---------- Recorded information ----------

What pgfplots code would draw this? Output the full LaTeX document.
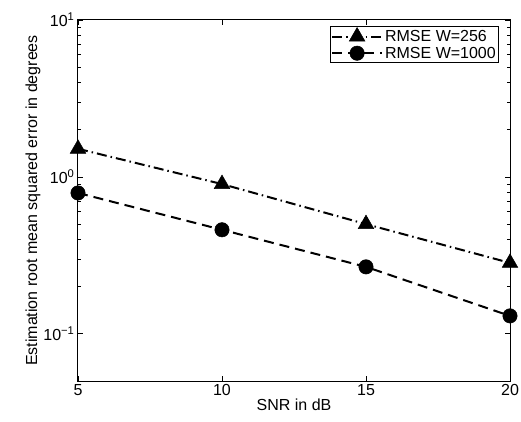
\documentclass[border=0pt]{standalone}
\usepackage{pgfplots}
\pgfplotsset{compat=1.18}
\usepackage{fontspec}
\setmainfont{Liberation Sans}
\begin{document}
\begin{tikzpicture}
\begin{semilogyaxis}[
  at={(0,0)}, anchor=south west,
  scale only axis,
  width=432pt, height=361pt,
  xmin=5, xmax=20, ymin=0.05, ymax=10,
  xtick={5,10,15,20},
  ytick={0.1,1,10},
  yticklabels={10\textsuperscript{−1},10\textsuperscript{0},10\textsuperscript{1}},
  /pgf/number format/assume math mode=true,
  tick align=inside,
  major tick length=5pt, minor tick length=3pt,
  tick style={black, line width=0.6pt},
  axis line style={line width=1pt},
  xlabel={SNR in dB}, ylabel={Estimation root mean squared error in degrees},
  label style={font=\fontsize{16}{18}\selectfont},
  xlabel style={yshift=4pt},
  ylabel style={yshift=-4pt},
  tick label style={font=\fontsize{16}{18}\selectfont},
  legend style={at={(0.975,0.983)}, anchor=north east, draw=black, line width=0.8pt,
    font=\fontsize{16}{18}\selectfont, inner sep=1pt, row sep=0pt,
    legend image code/.code={\draw[mark repeat=2,mark phase=2] plot coordinates {(0pt,0pt)(25pt,0pt)(50pt,0pt)};}},
  legend cell align=left,
  clip=false,
]
\addplot[black, line width=2pt, dash pattern=on 10pt off 4pt on 1.5pt off 4pt, mark=triangle*, mark size=9pt, mark options={solid, line width=0.5pt}]
 coordinates {(5,1.51) (10,0.90) (15,0.50) (20,0.283)};
\addlegendentry{RMSE W=256}
\addplot[black, line width=2pt, dash pattern=on 10pt off 6pt, mark=*, mark size=7.2pt, mark options={solid, line width=0.5pt}]
 coordinates {(5,0.79) (10,0.46) (15,0.267) (20,0.13)};
\addlegendentry{RMSE W=1000}
\end{semilogyaxis}
\pgfresetboundingbox
\path[use as bounding box] (-78pt,-41pt) rectangle (443pt,381pt);
\end{tikzpicture}
\end{document}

----------

Reproduce the listing word for word and omit its pictures.

What pgfplots code would draw this? Output the full LaTeX document.
\documentclass[border=0pt]{standalone}
\usepackage{pgfplots}
\pgfplotsset{compat=1.18}
\usepackage{fontspec}
\setmainfont{Liberation Sans}
\begin{document}
\begin{tikzpicture}
\begin{semilogyaxis}[
  at={(0,0)}, anchor=south west,
  scale only axis,
  width=432pt, height=361pt,
  xmin=5, xmax=20, ymin=0.05, ymax=10,
  xtick={5,10,15,20},
  ytick={0.1,1,10},
  yticklabels={10\textsuperscript{−1},10\textsuperscript{0},10\textsuperscript{1}},
  /pgf/number format/assume math mode=true,
  tick align=inside,
  major tick length=5pt, minor tick length=3pt,
  tick style={black, line width=0.6pt},
  axis line style={line width=1pt},
  xlabel={SNR in dB}, ylabel={Estimation root mean squared error in degrees},
  label style={font=\fontsize{16}{18}\selectfont},
  xlabel style={yshift=4pt},
  ylabel style={yshift=-4pt},
  tick label style={font=\fontsize{16}{18}\selectfont},
  legend style={at={(0.975,0.983)}, anchor=north east, draw=black, line width=0.8pt,
    font=\fontsize{16}{18}\selectfont, inner sep=1pt, row sep=0pt,
    legend image code/.code={\draw[mark repeat=2,mark phase=2] plot coordinates {(0pt,0pt)(25pt,0pt)(50pt,0pt)};}},
  legend cell align=left,
  clip=false,
]
\addplot[black, line width=2pt, dash pattern=on 10pt off 4pt on 1.5pt off 4pt, mark=triangle*, mark size=9pt, mark options={solid, line width=0.5pt}]
 coordinates {(5,1.51) (10,0.90) (15,0.50) (20,0.283)};
\addlegendentry{RMSE W=256}
\addplot[black, line width=2pt, dash pattern=on 10pt off 6pt, mark=*, mark size=7.2pt, mark options={solid, line width=0.5pt}]
 coordinates {(5,0.79) (10,0.46) (15,0.267) (20,0.13)};
\addlegendentry{RMSE W=1000}
\end{semilogyaxis}
\pgfresetboundingbox
\path[use as bounding box] (-78pt,-41pt) rectangle (443pt,381pt);
\end{tikzpicture}
\end{document}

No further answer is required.